Marketplace lenders are currently required to comply with federal consumer financial protection laws, such as the Truth in Lending Act, Equal Credit Opportunity Act, Fair Debt Collection Practices Act, and Gramm-Leach-Bliley Act. Peer-to-peer lenders who fund loans through third-party investors (rather than from their own balance sheets) may also be subject to securities regulation. For the most part, though, marketplace lenders usually are not subject to comprehensive federal or state supervision. However, many marketplace lenders rely on banks to originate loans and merely purchase those loans for resale to platform investors.
For these lenders, a borrower may indirectly receive the same regulatory protections as any bank customer. In addition, a marketplace lender that acts as a service provider to one or more banks may be examined by bank regulatory agencies.
Old Or New?
The majority of alternative online lenders lack a brick-and-mortar presence with which to interact with borrowers. This makes it extremely important for borrowers to spend the time necessary to differentiate the models. As previously explained, each type of lender has its own unique business model, with varying revenue streams and diverse motivations for serving their customers.

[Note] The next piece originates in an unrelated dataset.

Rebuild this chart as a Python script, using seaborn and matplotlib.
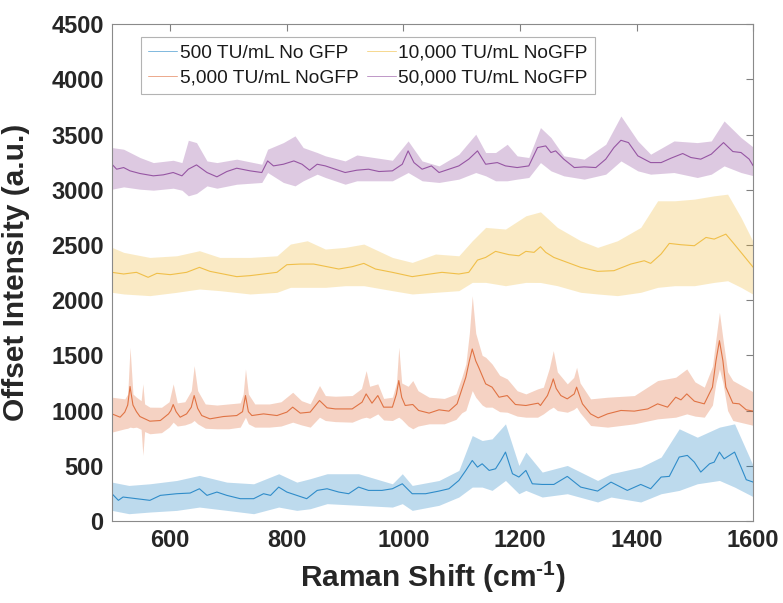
import matplotlib
matplotlib.use("Agg")
import matplotlib.pyplot as plt
import numpy as np
import pandas as pd
import seaborn as sns

LABELS = ["500 TU/mL No GFP", "5,000 TU/mL NoGFP", "10,000 TU/mL NoGFP", "50,000 TU/mL NoGFP"]
COLORS = ["#0072BD", "#D95319", "#EDB120", "#7E2F8E"]

# mean spectra (Raman shift, offset intensity)
blue_x = [500, 511, 519, 542, 565, 583, 611, 634, 650, 663, 680, 697, 720, 743, 760, 772, 786, 800, 817, 834,
          852, 869, 889, 906, 923, 940, 963, 981, 998, 1015, 1038, 1061, 1078, 1095, 1107, 1118, 1127, 1135,
          1147, 1158, 1167, 1175, 1187, 1198, 1210, 1221, 1238, 1258, 1281, 1304, 1333, 1356, 1384, 1407, 1424,
          1442, 1456, 1473, 1487, 1499, 1510, 1525, 1533, 1542, 1550, 1568, 1579, 1588, 1600]
blue_y = [247, 187, 217, 202, 187, 232, 247, 253, 292, 232, 262, 232, 202, 202, 247, 232, 307, 262, 232, 202,
          277, 292, 262, 247, 307, 277, 277, 292, 337, 247, 247, 271, 292, 367, 458, 548, 488, 518,
          458, 473, 548, 624, 428, 398, 458, 337, 331, 331, 404, 307, 271, 352, 277, 331, 292,
          398, 404, 579, 594, 533, 443, 518, 533, 624, 563, 624, 488, 374, 352]

red_x = [500, 514, 522, 527, 531, 536, 542, 548, 565, 583, 597, 601, 605, 610, 617, 628, 636, 641, 647, 654,
         668, 691, 714, 724, 729, 734, 740, 760, 783, 800, 810, 823, 840, 856, 869, 883, 912, 929, 936, 946,
         956, 966, 981, 988, 992, 997, 1003, 1016, 1026, 1044, 1061, 1078, 1092, 1107, 1113, 1118, 1124, 1129,
         1141, 1152, 1164, 1178, 1192, 1210, 1231, 1235, 1247, 1253, 1257, 1262, 1270, 1281, 1293, 1297, 1301,
         1307, 1321, 1334, 1350, 1373, 1396, 1419, 1436, 1453, 1467, 1476, 1486, 1499, 1516, 1530, 1536, 1542,
         1548, 1553, 1565, 1576, 1588, 1600]
red_y = [970, 940, 986, 1050, 1218, 1050, 990, 946, 904, 910, 970, 1000, 1055, 990, 940, 970, 1030, 1136, 1020, 955,
         925, 946, 955, 990, 1136, 990, 955, 970, 955, 986, 1031, 977, 986, 1091, 1025, 1015, 1015, 1076, 1151, 1067,
         1136, 1031, 1031, 1150, 1272, 1120, 1046, 1055, 1001, 977, 1007, 995, 1061, 1302, 1450, 1558, 1450, 1392,
         1242, 1212, 1121, 1136, 1055, 1046, 1067, 1046, 1136, 1220, 1287, 1200, 1136, 1106, 1151, 1212, 1150,
         1061, 970, 934, 970, 1001, 995, 1015, 1061, 1031, 1121, 1097, 1151, 1085, 1061, 1212, 1450, 1633,
         1450, 1212, 1067, 1061, 1007, 995]

yellow_x = [500, 520, 542, 562, 577, 600, 628, 650, 668, 691, 714, 737, 760, 783, 800, 823, 846, 869, 889, 912,
            932, 952, 981, 1015, 1038, 1066, 1095, 1112, 1127, 1141, 1158, 1181, 1198, 1210, 1224, 1235, 1244,
            1258, 1281, 1304, 1333, 1361, 1390, 1413, 1424, 1442, 1456, 1476, 1499, 1519, 1533, 1553, 1565,
            1579, 1600]
yellow_y = [2252, 2237, 2252, 2207, 2243, 2231, 2252, 2297, 2261, 2237, 2213, 2222, 2237, 2252, 2321, 2327, 2327,
            2303, 2282, 2303, 2333, 2282, 2252, 2213, 2231, 2252, 2237, 2252, 2363, 2387, 2442, 2412, 2402, 2442,
            2433, 2484, 2433, 2387, 2342, 2297, 2261, 2267, 2327, 2357, 2333, 2418, 2514, 2502, 2493, 2568, 2553,
            2598, 2523, 2433, 2297]

purple_x = [500, 508, 520, 531, 548, 571, 588, 605, 620, 631, 645, 663, 680, 697, 714, 737, 757, 767, 777, 794,
            812, 826, 839, 852, 866, 883, 900, 920, 940, 958, 981, 998, 1008, 1018, 1032, 1048, 1061, 1078, 1095,
            1112, 1127, 1141, 1161, 1175, 1195, 1215, 1230, 1244, 1253, 1261, 1275, 1293, 1310, 1330, 1347, 1361,
            1373, 1386, 1402, 1424, 1442, 1459, 1479, 1493, 1510, 1528, 1549, 1565, 1579, 1593, 1600]
purple_y = [3231, 3186, 3201, 3171, 3147, 3126, 3135, 3156, 3126, 3186, 3225, 3156, 3117, 3165, 3195, 3171, 3156,
            3261, 3216, 3231, 3261, 3231, 3177, 3231, 3216, 3186, 3156, 3177, 3186, 3165, 3171, 3231, 3352, 3246,
            3186, 3216, 3156, 3186, 3216, 3277, 3352, 3231, 3246, 3216, 3201, 3216, 3382, 3397, 3337, 3352, 3277,
            3201, 3207, 3201, 3277, 3382, 3448, 3427, 3307, 3246, 3246, 3286, 3328, 3292, 3277, 3322, 3427, 3346,
            3337, 3277, 3216]

# shaded bands (Raman shift, upper edge, lower edge)
blue_bx = [500, 529, 565, 611, 650, 697, 743, 786, 817, 840, 869, 923, 981, 998, 1015, 1061, 1095, 1118, 1135,
           1152, 1175, 1198, 1210, 1238, 1281, 1333, 1356, 1407, 1442, 1473, 1504, 1542, 1568, 1601]
blue_hi = [352, 322, 337, 367, 413, 352, 337, 428, 352, 383, 428, 428, 337, 428, 322, 367, 458, 774, 729,
           744, 880, 503, 624, 443, 503, 367, 428, 488, 579, 835, 759, 850, 880, 488]
blue_lo = [96, 66, 81, 96, 126, 96, 66, 126, 96, 111, 157, 142, 126, 157, 96, 142, 217, 307, 307,
           277, 367, 247, 277, 217, 247, 172, 217, 172, 247, 277, 337, 367, 307, 217]

red_bx = [500, 522, 527, 531, 536, 542, 550, 553, 556, 565, 585, 598, 605, 612, 625, 636, 641, 647, 660, 680,
          700, 720, 725, 729, 734, 745, 770, 790, 810, 825, 840, 856, 866, 883, 912, 928, 936, 942, 956, 966,
          981, 988, 992, 997, 1008, 1016, 1025, 1044, 1070, 1090, 1100, 1107, 1113, 1118, 1124, 1135, 1141,
          1152, 1165, 1178, 1195, 1210, 1230, 1240, 1250, 1257, 1264, 1281, 1292, 1297, 1303, 1321, 1350,
          1396, 1436, 1467, 1486, 1500, 1516, 1530, 1536, 1542, 1548, 1556, 1565, 1601]
red_hi = [1121, 1106, 1150, 1573, 1150, 1121, 1090, 1242, 1060, 1031, 1030, 1080, 1242, 1070, 1080, 1180, 1407,
          1180, 1060, 1050, 1060, 1070, 1150, 1377, 1150, 1060, 1060, 1080, 1166, 1090, 1061, 1227, 1136, 1130,
          1136, 1200, 1362, 1220, 1242, 1110, 1121, 1250, 1573, 1250, 1220, 1272, 1180, 1121, 1110, 1150, 1300,
          1422, 1700, 2040, 1700, 1500, 1483, 1422, 1320, 1287, 1180, 1151, 1196, 1212, 1380, 1543, 1350, 1242,
          1300, 1392, 1250, 1106, 1121, 1136, 1272, 1302, 1377, 1260, 1212, 1400, 1650, 1890, 1650, 1350, 1272,
          1166]
red_lo = [805, 835, 840, 850, 845, 850, 830, 594, 810, 790, 800, 850, 895, 860, 870, 890, 910, 880, 840, 835,
          835, 850, 900, 940, 880, 850, 850, 860, 895, 870, 850, 940, 910, 900, 895, 930, 940, 930, 970, 915,
          910, 930, 940, 920, 860, 835, 860, 880, 880, 920, 980, 1001, 1100, 1181, 1120, 1050, 1031, 1031, 990,
          985, 950, 940, 940, 970, 1010, 1031, 1000, 985, 1010, 1031, 980, 865, 850, 880, 925, 940, 970, 950,
          940, 1050, 1250, 1377, 1250, 1000, 910, 865]

yellow_bx = [500, 520, 565, 611, 650, 685, 737, 783, 806, 835, 866, 900, 932, 981, 1015, 1055, 1095, 1118, 1141,
             1175, 1210, 1235, 1264, 1304, 1333, 1367, 1407, 1436, 1465, 1499, 1533, 1556, 1579, 1599]
yellow_hi = [2478, 2433, 2387, 2402, 2448, 2387, 2387, 2402, 2508, 2538, 2463, 2478, 2508, 2387, 2342, 2418, 2402,
             2538, 2659, 2644, 2764, 2800, 2659, 2538, 2478, 2538, 2659, 2900, 2900, 2915, 2945, 2960, 2749, 2538]
yellow_lo = [2071, 2056, 2041, 2071, 2101, 2086, 2056, 2071, 2116, 2116, 2116, 2131, 2131, 2086, 2056, 2071, 2086,
             2161, 2161, 2131, 2161, 2160, 2131, 2071, 2056, 2041, 2071, 2116, 2131, 2131, 2161, 2176, 2116, 2056]

purple_bx = [500, 520, 548, 571, 605, 620, 631, 645, 663, 680, 714, 757, 767, 794, 814, 828, 852, 866, 900, 920,
             981, 1008, 1032, 1061, 1095, 1124, 1141, 1158, 1178, 1195, 1215, 1235, 1253, 1275, 1310, 1347, 1373,
             1402, 1424, 1464, 1504, 1528, 1550, 1579, 1601]
purple_hi = [3382, 3367, 3292, 3246, 3267, 3246, 3448, 3427, 3261, 3246, 3277, 3231, 3367, 3427, 3488, 3382, 3337,
             3307, 3261, 3315, 3267, 3442, 3261, 3216, 3322, 3503, 3337, 3337, 3412, 3307, 3292, 3563, 3473, 3307,
             3277, 3412, 3668, 3442, 3322, 3442, 3427, 3442, 3623, 3473, 3382]
purple_lo = [3005, 3026, 3005, 2996, 3014, 2996, 2945, 2966, 3035, 3014, 3050, 3066, 3156, 3066, 3035, 3081, 3141,
             3111, 3050, 3081, 3081, 3156, 3081, 3066, 3096, 3156, 3126, 3081, 3081, 3096, 3111, 3246, 3171, 3126,
             3096, 3141, 3261, 3171, 3141, 3156, 3111, 3141, 3216, 3156, 3126]

means = [(blue_x, blue_y), (red_x, red_y), (yellow_x, yellow_y), (purple_x, purple_y)]
bands = [(blue_bx, blue_hi, blue_lo), (red_bx, red_hi, red_lo),
         (yellow_bx, yellow_hi, yellow_lo), (purple_bx, purple_hi, purple_lo)]

df = pd.concat(
    [pd.DataFrame({"shift": x, "intensity": y, "sample": lab}) for (x, y), lab in zip(means, LABELS)],
    ignore_index=True,
)

sns.set_style("white")
plt.rcParams["font.family"] = ["Liberation Sans", "DejaVu Sans"]
plt.rcParams["mathtext.fontset"] = "custom"
plt.rcParams["mathtext.rm"] = "Liberation Sans:bold"
plt.rcParams["mathtext.bf"] = "Liberation Sans:bold"
plt.rcParams["mathtext.default"] = "bf"

fig = plt.figure(figsize=(7.83, 6.03), dpi=100)
ax = fig.add_axes([0.143, 0.136, 0.819, 0.824])

for (bx, hi, lo), col in zip(bands, COLORS):
    ax.fill_between(bx, lo, hi, color=col, alpha=0.26, lw=0)

sns.lineplot(data=df, x="shift", y="intensity", hue="sample", hue_order=LABELS,
             palette=COLORS, sort=False, estimator=None, lw=0.8, alpha=0.75, ax=ax)

handles, labels = ax.get_legend_handles_labels()
for h in handles:
    h.set_linewidth(0.7)
    h.set_alpha(0.5)
leg = ax.legend(handles, labels, ncol=2, loc="upper left", bbox_to_anchor=(0.045, 0.975),
                fontsize=13.8, frameon=True, fancybox=False, edgecolor="#a0a0a0",
                handlelength=1.5, handletextpad=0.12, columnspacing=0.45,
                labelspacing=0.4, borderpad=0.4, borderaxespad=0)
leg.get_frame().set_linewidth(0.8)
for t in leg.get_texts():
    t.set_color("#1a1a1a")

ax.set_xlim(500, 1600)
ax.set_ylim(0, 4500)
ax.set_xticks(np.arange(600, 1601, 200))
ax.set_yticks(np.arange(0, 4501, 500))
ax.tick_params(direction="in", length=5, width=0.8, top=True, right=True,
               labelsize=17, colors="#262626", pad=6)
ax.tick_params(axis="both", color="#808080")
for lab in ax.get_xticklabels() + ax.get_yticklabels():
    lab.set_fontweight("bold")
for sp in ax.spines.values():
    sp.set_color("#8a8a8a")
    sp.set_linewidth(0.8)

ax.set_xlabel(r"Raman Shift (cm$^{\text{-1}}$)", fontsize=21.5, fontweight="bold", color="#262626")
ax.set_ylabel("Offset Intensity (a.u.)", fontsize=21.5, fontweight="bold", color="#262626")
ax.xaxis.set_label_coords(0.5, -0.078)
ax.yaxis.set_label_coords(-0.128, 0.5)

fig.savefig("out.png", dpi=100)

Bank loans continue to dominate the financing space for small and mid-size businesses in need of capital. But by design, online funding portals are more nimble, enabling them to operate with lower costs by not having to follow the same compliance and regulatory requirements. Crowdfunding, peer-to-peer loans, and the closely related marketplace loans offer an often less expensive source for the funds needed by a firearms business. They also tend to be much faster than funding through a more conventional bank or financial institution. Deciding which alternative will benefit your firearms business and be less costly may require the services of a loan broker or other qualified professional. At the very least, all options should be thoroughly researched on the internet they all utilize. In this case, it surely pays to look before you leap.